The bank had forecast its 2006 earnings would be 47.2 billion yuan during its IPO marketing. The ICBC raised a record $22 billion in its October public offering held simultaneously in Hong Kong and Shanghai.

"Public listing is like a filling station, we are now at a new starting point to build the ICBC into a world-class international commercial bank," said Chairman Jiang Jianqing at the bank's first result release since the IPO.

In the past three years, he said, the bank has achieved an average annual growth of around 30 percent in profit and will maintain the pace in the coming years.

"We hold a positive view on the ICBC's long-term prospects given its size and strong network," Pang said.

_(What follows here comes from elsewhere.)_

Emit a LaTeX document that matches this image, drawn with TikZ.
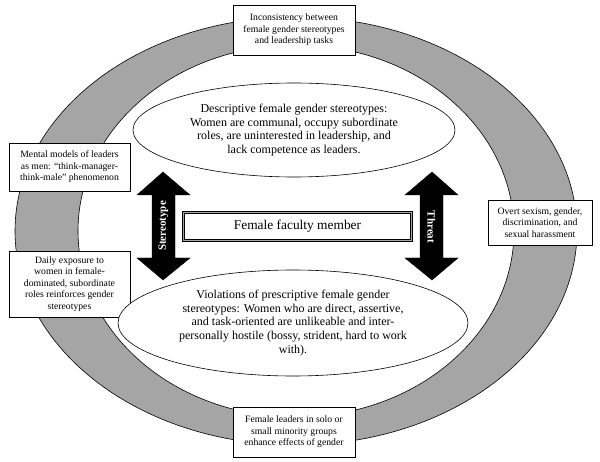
\documentclass[tikz,border=0pt]{standalone}
\usepackage{fontspec}
\setmainfont{Liberation Serif}
\usetikzlibrary{shapes.geometric}
\definecolor{ringgray}{RGB}{165,165,165}
\tikzset{
  infobox/.style={draw=black, line width=0.6pt, fill=white, align=center, inner sep=0pt,
    font=\fontsize{9.7}{11.5}\selectfont},
  stereoell/.style={draw=black, line width=0.6pt, fill=white, ellipse, align=center, inner sep=0pt,
    font=\fontsize{12}{13.8}\selectfont},
  centerbox/.style={draw=black, line width=0.9pt, double=gray!70, double distance=1.3pt, fill=white,
    align=center, inner sep=0pt, font=\fontsize{13.4}{15}\selectfont},
  arrowshape/.style={fill=black, draw=black, line width=0.4pt},
  arrowtext/.style={text=white, font=\fontsize{11}{13}\selectfont\bfseries, inner sep=0pt}
}
\begin{document}
\begin{tikzpicture}[x=1pt,y=-1pt]
\useasboundingbox (0,0) rectangle (600,462);
% ring
\fill[ringgray, even odd rule] (296,231) ellipse[x radius=281, y radius=214]
  (296,231) ellipse[x radius=218, y radius=186];
\draw[line width=0.6pt] (296,231) ellipse[x radius=281, y radius=214];
\draw[line width=0.6pt] (296,231) ellipse[x radius=218, y radius=186];
% boxes on ring
\node[infobox, minimum width=122, minimum height=50] (top) at (294,30)
  {Inconsistency between\\female gender stereotypes\\and leadership tasks};
\node[infobox, minimum width=121, minimum height=48] (mental) at (69.5,167)
  {Mental models of leaders\\as men: “think-manager-\\think-male” phenomenon};
\node[infobox, minimum width=121, minimum height=66] (daily) at (69.5,284)
  {Daily exposure to\\women in female-\\dominated, subordinate\\roles reinforces gender\\stereotypes};
\node[infobox, minimum width=104, minimum height=45] (overt) at (540,222.5)
  {Overt sexism, gender,\\discrimination, and\\sexual harassment};
\node[infobox, minimum width=122, minimum height=50] (bottom) at (294,432)
  {Female leaders in solo or\\small minority groups\\enhance effects of gender};
% ellipses
\node[stereoell, minimum width=322, minimum height=94] (desc) at (294,130)
  {Descriptive female gender stereotypes:\\Women are communal, occupy subordinate\\roles, are uninterested in leadership, and\\lack competence as leaders.};
\node[stereoell, minimum width=350, minimum height=106] (viol) at (293,323)
  {Violations of prescriptive female gender\\stereotypes: Women who are direct, assertive,\\and task-oriented are unlikeable and inter-\\personally hostile (bossy, strident, hard to work\\with).};
% arrows
\draw[arrowshape] (163,172) -- (190,195) -- (175,195) -- (175,258) -- (190,258) -- (163,280)
  -- (137,258) -- (152,258) -- (152,195) -- (137,195) -- cycle;
\node[arrowtext, rotate=90] (stereo) at (163.5,226) {Stereotype};
\draw[arrowshape] (432,172) -- (458,195) -- (443,195) -- (443,258) -- (458,258) -- (432,280)
  -- (405,258) -- (420,258) -- (420,195) -- (405,195) -- cycle;
\node[arrowtext, rotate=-90] (threat) at (431.5,227) {Threat};
% central box
\node[centerbox, minimum width=228, minimum height=28] (faculty) at (297.5,226.5)
  {Female faculty member};
\end{tikzpicture}
\end{document}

Other analysts said the implementation of the new corporate income tax next year will greatly benefit the lender.

The effective tax rate for the ICBC was 30.8 percent in 2006. The profit growth would be 45 percent in 2006 had the tax rate been 25 percent, said bank President Yang Kaisheng.

But some analysts worried that the central government's macroeconomic measures will affect the ICBC's development.

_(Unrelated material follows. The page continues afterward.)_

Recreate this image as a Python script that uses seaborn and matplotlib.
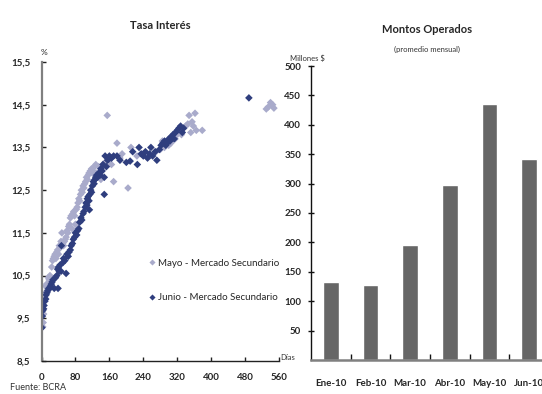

"We should see what the government will do to contain the market liquidity, which will affect the lender's profitability," said Shum Chun-ying, managing director of Sincere Securities Ltd, adding that the bulk of the ICBC's profit still came from interest income.

The bank's net interest income rose 6.2 percent to 163.1 billion yuan last year, while non-interest fee income was only one-tenth of that figure.

The bank has already taken the development of intermediary services as a major task in its business restructuring.

The fee income jumped 55 percent to 16.3 billion yuan, accounting for 9.14 percent of its total operating income, up 2.86 percentage points from the previous year.

The bank said it will control loan growth while diversifying businesses including investment banking, bank-insurance cooperation and leasing.

It will also look for merger and acquisition opportunities and set up more overseas branches, Jiang said.

In January, the company decided to acquire 90 percent of PT Bank Halim Indonesia, marking its first step into the overseas market.

The ICBC's shares in Shanghai closed at 5.62 yuan and HK$4.4 in Hong Kong. They have risen 80 percent and 43 percent respectively since listing, making the ICBC among the world's three largest banks, along with Citigroup and Bank of America.